Kansas Regulators okayed 44 new drilling locations across the state last week, 26 east of Wichita and 18 in Western Kansas, including one in Barton County, two in Ellis county, one in Russell county and one in Stafford County. That's 1,035 new drilling permits so far this year, compared to 412 by this time last year.
Independent Oil & Gas Service reports 14 active rigs in eastern Kansas and 27 west of Wichita. Both tallies are unchanged. Drilling was underway on two leases in Barton County and one in Ellis County. Operators were preparing to spud new wells in Russell and Stafford counties.
Baker Hughes reports another increase in its Rotary Rig Count, and another spike in horizontal drilling activity. There are 569 active drilling rigs in the U.S., a net increase of six oil rigs. The count in North Dakota was up four rigs, while Texas was up two.
Independent Operators in Texas report that states oil-and-gas employment grew by 2,300 jobs from September to October, marking the sixth consecutive monthly increase. The Texas Independent Producers and Royalty Owners Association (TIPRO) said the latest total marks a 22,800-position increase over last year. The group gets its numbers from the U.S. Bureau of Labor Statistics.
Oklahoma's October gross tax receipts grew by double digits again, fueled by high crude prices. The Tulsa World reported gross tax receipts for the month of $1.27 billion, a 16% increase over the same time last year. State Treasurer Randy McDaniel attributes growth to rising oil and natural gas price. For the third consecutive month, oil and gas tax revenue exceeded $100 million.
As prices rebound and pipeline projects advance, a group of energy contractors predicts a big increase in drilling activity in Western Canada next year. The uptick follows a year in which Enbridge completed its Line 3 pipeline replacement and two others major pipelines in the region began construction. According to the Canadian Association of energy Contractors, operators in Western Canada will drill 27% more wells next year than this year, returning to pre-pandemic levels.

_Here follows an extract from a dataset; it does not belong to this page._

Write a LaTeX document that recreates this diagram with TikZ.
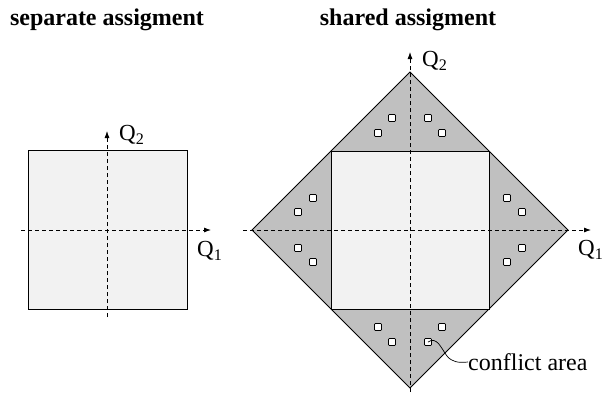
\documentclass[tikz,border=0pt]{standalone}
\usepackage{fontspec}
\setmainfont{Liberation Serif}
\usetikzlibrary{arrows.meta}
\definecolor{lightfill}{HTML}{F2F2F2}
\definecolor{darkfill}{HTML}{C0C0C0}
\tikzset{
  axis/.style={dashed, dash pattern=on 4pt off 3pt, line width=0.8pt, -{Latex[length=7pt,width=5pt]}},
  region/.style={draw=black, line width=0.8pt},
  cbox/.style={draw=black, fill=white, line width=0.7pt, minimum size=7pt, inner sep=0pt, rounded corners=0.8pt},
  title/.style={font=\fontsize{24}{26}\selectfont\bfseries},
  qlabel/.style={font=\fontsize{23}{25}\selectfont, inner sep=0pt, anchor=west},
  clabel/.style={font=\fontsize{24}{26}\selectfont, inner sep=0pt, anchor=west},
}
\begin{document}
\begin{tikzpicture}[x=1pt, y=-1pt]
\useasboundingbox (0,0) rectangle (605,392);
% titles
\node[title] (t1) at (107,20) {separate assigment};
\node[title] (t2) at (408,20) {shared assigment};
% left square
\node[region, fill=lightfill, minimum size=159pt, inner sep=0pt] (lsq) at (108,230) {};
\coordinate (lvb) at (107,317);
\coordinate (lvt) at (107,131);
\coordinate (lhl) at (21,230);
\coordinate (lhr) at (211,230);
\draw[axis] (lvb) -- (lvt);
\draw[axis] (lhl) -- (lhr);
\node[qlabel] (lq2) at (119,135) {Q\textsubscript{2}};
\node[qlabel] (lq1) at (197,251) {Q\textsubscript{1}};
% right diamond
\coordinate (dT) at (410,72);
\coordinate (dL) at (252,230);
\coordinate (dR) at (568,230);
\coordinate (dB) at (410,388);
\draw[region, fill=darkfill] (dT) -- (dR) -- (dB) -- (dL) -- cycle;
\node[region, fill=lightfill, minimum size=158pt, inner sep=0pt] (rsq) at (410,230) {};
% conflict boxes
\foreach \u/\v [count=\i] in {18/112, 32/97} {
  \node[cbox] (ct\i a) at (410-\u,230-\v) {};
  \node[cbox] (ct\i b) at (410+\u,230-\v) {};
  \node[cbox] (cl\i a) at (410-\v,230-\u) {};
  \node[cbox] (cl\i b) at (410-\v,230+\u) {};
  \node[cbox] (cr\i a) at (410+\v,230-\u) {};
  \node[cbox] (cr\i b) at (410+\v,230+\u) {};
  \node[cbox] (cb\i a) at (410-\u,230+\v) {};
  \node[cbox] (cb\i b) at (410+\u,230+\v) {};
}
\coordinate (rvb) at (410,392);
\coordinate (rvt) at (410,52);
\coordinate (rhl) at (243,230);
\coordinate (rhr) at (591,230);
\draw[axis] (rvb) -- (rvt);
\draw[axis] (rhl) -- (rhr);
\node[qlabel] (rq2) at (422,61) {Q\textsubscript{2}};
\node[qlabel] (rq1) at (578,250) {Q\textsubscript{1}};
% conflict area label
\node[clabel] (ca) at (468,362) {conflict area};
\draw[line width=0.7pt] (cb1b.center) .. controls (437,336) and (441,348) .. (447,356)
  .. controls (452,362) and (458,363) .. (ca.west);
\end{tikzpicture}
\end{document}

Last week's announcement of the sale of strategic crude reserves has not had the desired effect, at least not yet. The U.S. made it official Tuesday, joining China, India, South Korea, Japan and Britain in the coordinated release of tens of million of barrels of crude from strategic reserves, expected to hit the market next month. The move was thought to be a way for major consumer nations to battle rising inflation. But the markets went the wrong way after the actual announcement fell short of expectations.
Some U.S. lawmakers are seizing on the energy price surge to revive the long-standing NOPEC. As we've reported before, the legislation would subject the OPEC oil cartel to the same antitrust laws used more than century ago to break up Standard Oil’s monopoly. The “No Oil Producing and Exporting Cartels Act” -- known as NOPEC -- would allow the U.S. government to sue members of the cartel, potentially seeking billions of dollars in reparations. The legislation has faced opposition from the State Department in the past. But the House Judiciary Committee did approve the latest iteration by a voice vote in April. A Senate version has attracted sponsors from across the political spectrum, from Iowa’s conservative Republican Chuck Grassland to Vermont’s liberal Democrat Patrick Leahy. No floor votes have been scheduled.